Mariano Galindo. Hoy día, Dwight Howard podría ser un top-10 del draft si hablamos de ese jugador, o parecido, que llegó a la NBA como número 1 en 2004. Eran otros tiempos, se podía saltar directamente todavía desde el instituto y el luego apodado Superman llegó a la liga desde la Southwest Atlanta Christian Academy para ser dominante. Y por momentos lo fue. Pero de aquello han pasado tres lustros ya. Y la NBA ha cambiado mucho, muchísimo. Me cuesta creer que en el contexto en el que se mueve hoy la competición Howard tuviera un sitio en el top-3 del draft, incluso top-5. DeAndre Ayton lo tuvo pero la propia experiencia del pívot de los Suns nos puede ayudar a entender que hoy, un Howard sin tiro decente a media distancia, por mucho que esta práctica esté de capa caída, y no digamos ya sin capacidad para lanzar triples, pudiera llamar la atención de alguna franquicia que eligiera en los cinco primeros puestos. Aunque la calidad, la intimidación y el dominio de tableros es algo que no caduca y que no pasaría desapercibido para otros equipos. Le sitúo en un top-10, que tal y como ha ido su carrera, tampoco es una posición tan alejada.

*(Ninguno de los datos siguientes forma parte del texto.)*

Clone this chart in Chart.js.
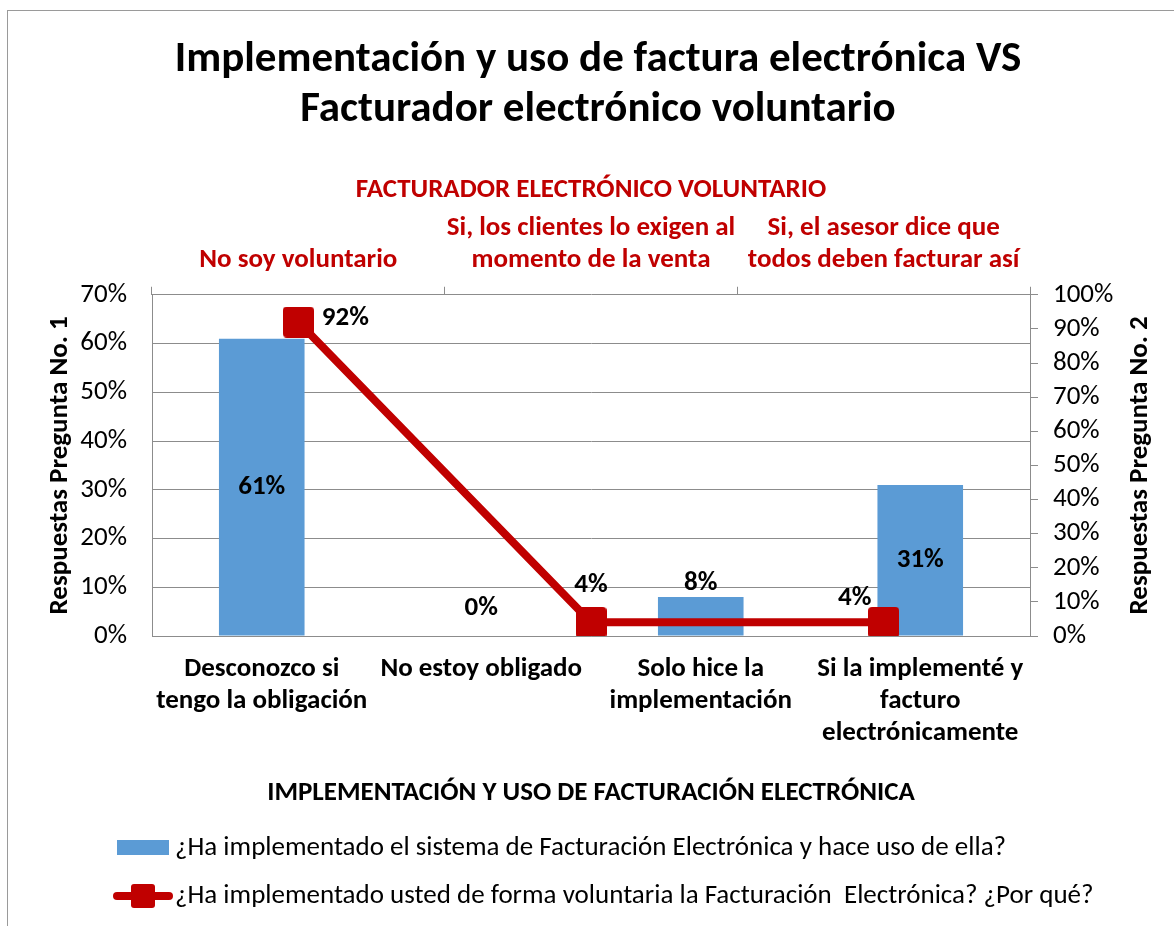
<!DOCTYPE html>
<html>
<head>
<meta charset="utf-8">
<script src="https://cdn.jsdelivr.net/npm/chart.js@4"></script>
<style>
  html, body { margin: 0; padding: 0; background: #fff; }
  #wrap { position: relative; width: 1174px; height: 926px; }
  #frame { position: absolute; left: 7px; top: 10px; right: -2px; bottom: -2px; border-left: 1px solid #9a9a9a; border-top: 1px solid #9a9a9a; }
  canvas { position: absolute; left: 0; top: 0; }
</style>
</head>
<body>
<div id="wrap">
  <div id="frame"></div>
  <canvas id="facturaChart" width="1174" height="926"></canvas>
</div>
<script>
//<datos>
const categoriasUso = [
    ['Desconozco si', 'tengo la obligación'],
    ['No estoy obligado'],
    ['Solo hice la', 'implementación'],
    ['Si la implementé y', 'facturo', 'electrónicamente']
]
const respuestasUso = [61, 0, 8, 31]          // Pregunta No. 1 (%)

const categoriasVoluntario = [
    ['No soy voluntario'],
    ['Si, los clientes lo exigen al', 'momento de la venta'],
    ['Si, el asesor dice que', 'todos deben facturar así']
]
const respuestasVoluntario = [92, 4, 4]       // Pregunta No. 2 (%)

const ticksIzq = [0, 10, 20, 30, 40, 50, 60, 70]
const ticksDer = [0, 10, 20, 30, 40, 50, 60, 70, 80, 90, 100]

const serie1 = '¿Ha implementado el sistema de Facturación Electrónica y hace uso de ella?'
const serie2 = '¿Ha implementado usted de forma voluntaria la Facturación  Electrónica? ¿Por qué?'

const FONT = 'Carlito, Calibri, Lato, sans-serif'
const AZUL = '#5b9bd5'
const ROJO = '#c00000'
const GRIS = '#8c8c8c'

// cuadro redondeado para el marcador de la linea
function cuadroRedondeado(lado, radio) {
    const c = document.createElement('canvas')
    c.width = lado
    c.height = lado
    const g = c.getContext('2d')
    g.fillStyle = ROJO
    g.beginPath()
    g.roundRect(0, 0, lado, lado, radio)
    g.fill()
    return c
}
const marcador = cuadroRedondeado(31, 4)
const marcadorLeyenda = cuadroRedondeado(24, 3)

// etiquetas de datos (Excel las colocó a mano)
const etiquetasDatos = {
    id: 'etiquetasDatos',
    afterDatasetsDraw(chart) {
        const ctx = chart.ctx
        ctx.save()
        ctx.font = 'bold 27px ' + FONT
        ctx.fillStyle = '#000'
        ctx.textBaseline = 'middle'
        ctx.textAlign = 'center'

        // barras
        const barras = chart.getDatasetMeta(0).data
        barras.forEach((bar, i) => {
            const v = respuestasUso[i]
            let y
            if (v > 20) y = (bar.y + bar.base) / 2
            else y = bar.y - (v === 0 ? 28 : 14)
            ctx.fillText(v + '%', bar.x, y)
        })

        // linea
        const puntos = chart.getDatasetMeta(1).data
        puntos.forEach((p, i) => {
            const v = respuestasVoluntario[i]
            let dx = 0, dy = -37
            if (i === 0) { dx = 47; dy = -4 }
            if (i === 2) { dx = -29; dy = -24 }
            ctx.fillText(v + '%', p.x + dx, p.y + dy)
        })

        // titulo del eje derecho (leido de abajo hacia arriba, como en Excel)
        const a = chart.chartArea
        ctx.font = 'bold 27px ' + FONT
        ctx.translate(1140, (a.top + a.bottom) / 2)
        ctx.rotate(-Math.PI / 2)
        ctx.fillText('Respuestas Pregunta No. 2', 0, 0)
        ctx.restore()
    }
}

// leyenda en dos filas alineadas a la izquierda
const leyenda = {
    id: 'leyenda',
    afterDraw(chart) {
        const ctx = chart.ctx
        const x0 = 117
        const filas = [848, 896]
        ctx.save()
        ctx.font = '27px ' + FONT
        ctx.textBaseline = 'middle'

        ctx.fillStyle = AZUL
        ctx.fillRect(x0, filas[0] - 8, 52, 15)
        ctx.fillStyle = '#000'
        ctx.fillText(chart.data.datasets[0].label, x0 + 58, filas[0])

        ctx.strokeStyle = ROJO
        ctx.lineWidth = 8
        ctx.lineCap = 'round'
        ctx.beginPath()
        ctx.moveTo(x0, filas[1])
        ctx.lineTo(x0 + 52, filas[1])
        ctx.stroke()
        ctx.drawImage(marcadorLeyenda, x0 + 14, filas[1] - 12)
        ctx.fillStyle = '#000'
        ctx.fillText(chart.data.datasets[1].label, x0 + 58, filas[1])
        ctx.restore()
    }
}

Chart.defaults.font.family = FONT
Chart.defaults.color = '#000'

var facturaChart = new Chart(
    document.getElementById('facturaChart'),
    {
        type: 'bar',
        data: {
            labels: categoriasUso,
            datasets: [
                {
                    label: serie1,
                    data: respuestasUso,
                    backgroundColor: AZUL,
                    barPercentage: 0.39,
                    categoryPercentage: 1,
                    grouped: false,
                    xAxisID: 'x',
                    yAxisID: 'y',
                    order: 2
                },
                {
                    type: 'line',
                    label: serie2,
                    data: respuestasVoluntario,
                    borderColor: ROJO,
                    backgroundColor: ROJO,
                    borderWidth: 8,
                    pointStyle: marcador,
                    pointRadius: 16,
                    pointHoverRadius: 16,
                    xAxisID: 'x2',
                    yAxisID: 'y2',
                    order: 1
                }
            ]
        },
        options: {
            responsive: false,
            animation: false,
            layout: {
                padding: { left: 40, right: 18, top: 28, bottom: 117 }
            },
            plugins: {
                title: {
                    display: true,
                    text: ['Implementación y uso de factura electrónica VS', 'Facturador electrónico voluntario'],
                    color: '#000',
                    font: { size: 43, weight: 'bold', lineHeight: 1.16 },
                    padding: { top: 7, bottom: 39 }
                },
                legend: { display: false },
                tooltip: { enabled: false }
            },
            scales: {
                x: {
                    position: 'bottom',
                    grid: { display: false },
                    border: { display: true, color: GRIS },
                    ticks: { font: { size: 27, weight: 'bold', lineHeight: 1.19 }, padding: 9, maxRotation: 0, autoSkip: false },
                    title: {
                        display: true,
                        text: 'IMPLEMENTACIÓN Y USO DE FACTURACIÓN ELECTRÓNICA',
                        font: { size: 27, weight: 'bold', lineHeight: 1.19 },
                        padding: { top: 10, bottom: 0 }
                    },
                    afterFit: axis => { axis.height = 173 }
                },
                x2: {
                    type: 'category',
                    position: 'top',
                    labels: categoriasVoluntario,
                    offset: true,
                    grid: { display: true, drawOnChartArea: false, color: GRIS, tickLength: 8, offset: true },
                    border: { display: false },
                    ticks: { font: { size: 27, weight: 'bold', lineHeight: 1.19 }, color: ROJO, padding: 10, maxRotation: 0, autoSkip: false },
                    title: {
                        display: true,
                        text: 'FACTURADOR ELECTRÓNICO VOLUNTARIO',
                        color: ROJO,
                        font: { size: 27, weight: 'bold', lineHeight: 1.19 },
                        padding: { top: 0, bottom: 0 }
                    },
                    afterFit: axis => { axis.height = 121 }
                },
                y: {
                    position: 'left',
                    min: 0,
                    max: 70,
                    afterBuildTicks: axis => { axis.ticks = ticksIzq.map(v => ({ value: v })) },
                    grid: { color: GRIS, drawTicks: false },
                    border: { display: true, color: GRIS },
                    ticks: { font: { size: 27 }, padding: 25, autoSkip: false, callback: v => v + '%' },
                    title: {
                        display: true,
                        text: 'Respuestas Pregunta No. 1',
                        font: { size: 27, weight: 'bold', lineHeight: 1.19 },
                        padding: { top: 4, bottom: 6 }
                    },
                    afterFit: axis => { axis.width = 112 }
                },
                y2: {
                    position: 'right',
                    min: 0,
                    max: 100,
                    afterBuildTicks: axis => { axis.ticks = ticksDer.map(v => ({ value: v })) },
                    grid: { drawOnChartArea: false, color: GRIS, tickLength: 8 },
                    border: { display: true, color: GRIS },
                    ticks: { font: { size: 27 }, padding: 15, autoSkip: false, callback: v => v + '%' },
                    title: { display: false },
                    afterFit: axis => { axis.width = 126 }
                }
            }
        },
        plugins: [etiquetasDatos, leyenda]
    }
);
</script>
</body>
</html>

Miguel Gaitán. La liga, el juego y absolutamente todo ha cambiado en la NBA desde 2004, cuando el nuevo icono del absentismo universitario se presentó como gran mesías interior. Su rendimiento en la NBA se ha ido diluyendo, pero sin duda creo que el Dwight Howard colegial volvería a ser número 1 del draft en nuestros días. Lo sería, sencillamente, por diferenciación física y atlética con el resto de su generación. Muchas cláusulas, insisto, se han modificado en las canchas, pero cuando una potencia de la naturaleza surge, pocas franquicias pueden resistirse. Ocurrió en el draft del 2018, a mucho menor escala. DeAndre Ayton (todavía mucho que demostrar) hizo cima sin pasar por el campo base. Mo Bamba, demasiados interrogantes la pasada temporada, también salió muy arriba. Simplemente, las franquicias se orinan encima (de gusto) cuando un prototipo susceptible de dominar los aros se presenta en la liga. Y Dwight fue el gran abanderado de tal movimiento. Volvería a ser número 1, sin duda. Que lo mereciera ya sería otro cantar.
Tendríamos que tener en cuenta que Howard de ser seleccionado ahora en el draft debería pasar un año en la universidad, ya que él fue seleccionado directamente desde High School. Yo creo que seguiría siendo número uno del draft, ya que llegaría más maduro y aunque haya cambiado el juego no creo que rechazasen a una bestia como era aquel Howard.